What was interesting, even in this group of experts, was how much our assessment of these projects changed before and after discussion. It’s an echo of a much larger point, picked up many times in this blog, about democratic and participatory innovation. 

Firstly, deliberation is crucial. Badly informed referenda or liquid democracy on its own, may not make the most of our complex decision-making powers. Citizens Assemblies meantime, prize their ability to change peoples’ minds after six months of education and thinking with others on a topic.

Secondly, how important is consensus? What I experienced in Paris was a plurality of possibly solutions to any problem, each of them suited to a different perspective on life. How can we avoid narrowing down the field, or making too many ideas wrong simply out of a desire to have one notion win over the others? This is just as important for economic as it is for social solutions. Can co-operatives sit alongside entrepreneurs, when there may be different people more suited to each mode, living side by side in a community?

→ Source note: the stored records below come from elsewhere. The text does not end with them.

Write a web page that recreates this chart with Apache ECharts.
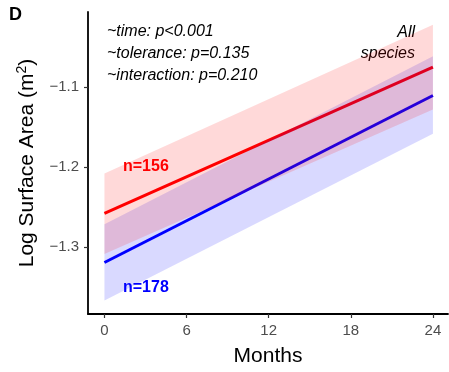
<!DOCTYPE html>
<html>
<head>
<meta charset="utf-8">
<script src="https://cdn.jsdelivr.net/npm/echarts@6/dist/echarts.min.js"></script>
<style>
  html, body { margin: 0; padding: 0; background: #fff; }
  #chart { width: 449px; height: 372px; }
</style>
</head>
<body>
<div id="chart"></div>
<script>
// months sampled by the fitted model
const months = [0, 24];
const xTicks = [0, 6, 12, 18, 24];
const yTicks = [-1.3, -1.2, -1.1];

// fitted lines
const redFit = [-1.258, -1.075];
const blueFit = [-1.3195, -1.1105];

// confidence bands
const redLow = [-1.309, -1.128];
const redHigh = [-1.208, -1.022];
const blueLow = [-1.367, -1.1585];
const blueHigh = [-1.2716, -1.0613];

const redLabel = 'n=156';
const blueLabel = 'n=178';
const statLines = ['~time: p<0.001', '~tolerance: p=0.135', '~interaction: p=0.210'];

const font = 'Liberation Sans, Arial, sans-serif';

// ribbons are drawn over the lines, like in the original plot
function band(low, high, color) {
  return {
    type: 'custom',
    silent: true,
    data: months.map((m, i) => [m, low[i], high[i]]),
    renderItem: function (params, api) {
      if (params.dataIndex !== 0) return null;
      const pts = [];
      for (let i = 0; i < months.length; i++) pts.push(api.coord([months[i], high[i]]));
      for (let i = months.length - 1; i >= 0; i--) pts.push(api.coord([months[i], low[i]]));
      return { type: 'polygon', shape: { points: pts }, style: { fill: color } };
    },
    z: 4
  };
}

function fit(values, color) {
  return {
    type: 'line',
    data: months.map((m, i) => [m, values[i]]),
    symbol: 'none',
    lineStyle: { color: color, width: 3 },
    z: 2
  };
}

const chart = echarts.init(document.getElementById('chart'));
chart.setOption({
  animation: false,
  textStyle: { fontFamily: font },
  grid: { left: 88, top: 12, width: 360, height: 310 },
  xAxis: {
    type: 'value',
    min: -1.2,
    max: 25.1,
    name: 'Months',
    nameLocation: 'middle',
    nameGap: 32,
    nameTextStyle: { fontSize: 21, color: '#000' },
    axisLine: { onZero: false, lineStyle: { color: '#000', width: 1.8 } },
    axisTick: { customValues: xTicks, length: 4, lineStyle: { color: '#333', width: 1.2 } },
    axisLabel: { customValues: xTicks, fontSize: 15, color: '#4d4d4d', margin: 9 },
    splitLine: { show: false }
  },
  yAxis: {
    type: 'value',
    min: -1.384,
    max: -1.006,
    name: 'Log Surface Area (m{sup|2})',
    nameLocation: 'middle',
    nameRotate: 90,
    nameGap: 49,
    nameTextStyle: {
      fontSize: 21,
      color: '#000',
      rich: { sup: { fontSize: 14, padding: [0, 0, 10, 0], color: '#000' } }
    },
    axisLine: { onZero: false, lineStyle: { color: '#000', width: 1.8 } },
    axisTick: { customValues: yTicks, length: 4, lineStyle: { color: '#333', width: 1.2 } },
    axisLabel: {
      customValues: yTicks,
      fontSize: 15,
      color: '#4d4d4d',
      margin: 9,
      formatter: v => v.toFixed(1).replace('-', '\u2212')
    },
    splitLine: { show: false }
  },
  series: [
    fit(redFit, '#f00'),
    fit(blueFit, '#00f'),
    band(blueLow, blueHigh, 'rgba(0,0,255,0.15)'),
    band(redLow, redHigh, 'rgba(255,0,0,0.15)')
  ],
  graphic: [
    { type: 'text', x: 9, y: 6, style: { text: 'D', font: 'bold 18px ' + font, fill: '#000' } },
    { type: 'text', x: 107, y: 21, style: { text: statLines.join('\n'), font: 'italic 16px ' + font, lineHeight: 22, fill: '#000' } },
    { type: 'text', x: 415, y: 22, style: { text: 'All\nspecies', font: 'italic 16px ' + font, lineHeight: 21, align: 'right', fill: '#000' } },
    { type: 'text', x: 123, y: 159, style: { text: redLabel, font: 'bold 16px ' + font, fill: '#f00' } },
    { type: 'text', x: 123, y: 280, style: { text: blueLabel, font: 'bold 16px ' + font, fill: '#00f' } }
  ]
});
</script>
</body>
</html>
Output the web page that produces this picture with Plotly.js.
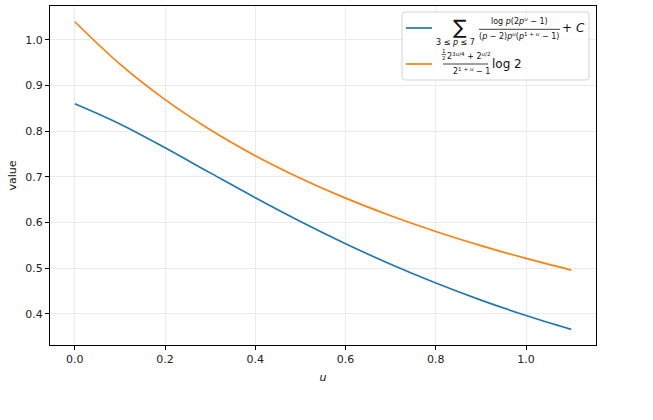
<!DOCTYPE html>
<html>
<head>
<meta charset="utf-8">
<script src="https://cdn.plot.ly/plotly-3.0.1.min.js"></script>
<style>
  html, body { margin: 0; padding: 0; background: #fff; }
  #chart { width: 653px; height: 420px; }
</style>
</head>
<body>
<div id="chart"></div>
<script>
// Sample points along u
const uValues = [0.0, 0.1, 0.2, 0.3, 0.4, 0.5, 0.6, 0.7, 0.8, 0.9, 1.0, 1.1];

// Prime sum over 3 <= p <= 7 plus constant C
const primeSumValues = [0.8600, 0.8157, 0.7634, 0.7085, 0.6541, 0.6020,
                        0.5533, 0.5082, 0.4671, 0.4297, 0.3959, 0.3655];

// Closed-form expression times log 2
const closedFormValues = [1.0397, 0.9468, 0.8690, 0.8030, 0.7461, 0.6966,
                          0.6531, 0.6146, 0.5801, 0.5491, 0.5210, 0.4955];

const xTickVals = [0.0, 0.2, 0.4, 0.6, 0.8, 1.0];
const yTickVals = [0.4, 0.5, 0.6, 0.7, 0.8, 0.9, 1.0];

const W = 653, H = 420;
const M = { l: 50, r: 57, t: 6, b: 75 };
const PW = W - M.l - M.r, PH = H - M.t - M.b;
const px = x => (x - M.l) / PW;
const py = y => 1 - (y - M.t) / PH;

const BLUE = '#1f77b4', ORANGE = '#ff7f0e';
const FONT = 'DejaVu Sans, sans-serif';

const traces = [
  { x: uValues, y: primeSumValues, type: 'scatter', mode: 'lines',
    line: { color: BLUE, width: 1.7, shape: 'spline', smoothing: 1 }, hoverinfo: 'skip' },
  { x: uValues, y: closedFormValues, type: 'scatter', mode: 'lines',
    line: { color: ORANGE, width: 1.7, shape: 'spline', smoothing: 1 }, hoverinfo: 'skip' }
];

function label(x, y, text, size, anchor) {
  return { xref: 'paper', yref: 'paper', x: px(x), y: py(y), text: text,
           showarrow: false, xanchor: anchor || 'center', yanchor: 'middle',
           font: { family: FONT, size: size, color: '#111' } };
}
function hline(x0, x1, y, color, width) {
  return { type: 'line', xref: 'paper', yref: 'paper', layer: 'above',
           x0: px(x0), x1: px(x1), y0: py(y), y1: py(y),
           line: { color: color, width: width } };
}
// Rounded legend frame, given in pixel corners and converted to paper units
function roundedBox(x0, y0, x1, y1, r) {
  const a = px(x0), b = px(x1), top = py(y0), bot = py(y1);
  const rx = r / PW, ry = r / PH;
  const path = `M ${a + rx},${top} L ${b - rx},${top} Q ${b},${top} ${b},${top - ry} ` +
               `L ${b},${bot + ry} Q ${b},${bot} ${b - rx},${bot} ` +
               `L ${a + rx},${bot} Q ${a},${bot} ${a},${bot + ry} ` +
               `L ${a},${top - ry} Q ${a},${top} ${a + rx},${top} Z`;
  return { type: 'path', xref: 'paper', yref: 'paper', layer: 'above', path: path,
           fillcolor: 'rgba(255,255,255,0.85)', line: { color: '#d4d4d4', width: 1 } };
}

const shapes = [
  roundedBox(402, 12, 589, 80, 3),
  hline(406, 432, 28, BLUE, 1.7),
  hline(406, 432, 64, ORANGE, 1.7),
  // fraction bars
  hline(479, 560, 29.3, '#111', 0.8),
  hline(443, 488, 64, '#111', 0.8),
  hline(441.5, 446, 54.5, '#111', 0.6)
];

const annotations = [
  label(459.5, 26.5, '∑', 20),
  label(455, 42.5, '3 ≤ <i>p</i> ≤ 7', 8),
  label(519, 21, 'log <i>p</i>(2<i>p</i><sup><i>u</i></sup> − 1)', 8),
  label(519, 36, '(<i>p</i> − 2)<i>p</i><sup><i>u</i></sup>(<i>p</i><sup>1 + <i>u</i></sup> − 1)', 8),
  label(573, 28, '+ <i>C</i>', 12),
  label(443.8, 51.5, '1', 5.5),
  label(443.8, 58, '2', 5.5),
  label(469, 56, '2<sup>3<i>u</i>/4</sup> + 2<sup><i>u</i>/2</sup>', 8),
  label(471, 71, '2<sup>1 + <i>u</i></sup> − 1', 8),
  label(490, 64, 'log 2', 12, 'left')
];

const axisCommon = {
  showline: true, mirror: true, linecolor: '#000', linewidth: 1,
  ticks: 'outside', ticklen: 4, tickwidth: 1, tickcolor: '#000',
  showgrid: true, gridcolor: '#ebebeb', gridwidth: 1, zeroline: false,
  tickfont: { family: FONT, size: 11, color: '#222' }, tickformat: '.1f'
};

const layout = {
  width: W, height: H, margin: M,
  paper_bgcolor: '#fff', plot_bgcolor: '#fff',
  showlegend: false,
  font: { family: FONT, color: '#111' },
  xaxis: Object.assign({}, axisCommon, {
    range: [-0.055, 1.155], tickvals: xTickVals,
    title: { text: '<i>u</i>', font: { family: FONT, size: 11, color: '#111' }, standoff: 8 }
  }),
  yaxis: Object.assign({}, axisCommon, {
    range: [0.3313, 1.0742], tickvals: yTickVals,
    title: { text: 'value', font: { family: FONT, size: 11, color: '#111' }, standoff: 6 }
  }),
  shapes: shapes,
  annotations: annotations
};

Plotly.newPlot('chart', traces, layout, { staticPlot: true, displayModeBar: false });
</script>
</body>
</html>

The up-coming meeting in Wigan is called Ctrl-Shift, a name which points exactly at the issues raised in the Paris Agora. Namely, how can we loosen the dominance of one kind of power, one manner of “taking control”? What's new is that this shift doesn’t mean the defeat of an opponent, but collaboration between a plurality of solutions that better echo the diversity that’s actually present in our world.

This is not a simply a fairness agenda (though it would be fair). It’s also a call for the knowledge we don’t yet have, that has been suppressed, to answer the problems we have not been able to answer till now.

There is no doubt that some of those answers are coming from the next generations – millennials and after – who can see solutions that have only recently come on tap, including the power of organising and technology. So, when they speak up – with all the energy of youth - let’s try to listen hard.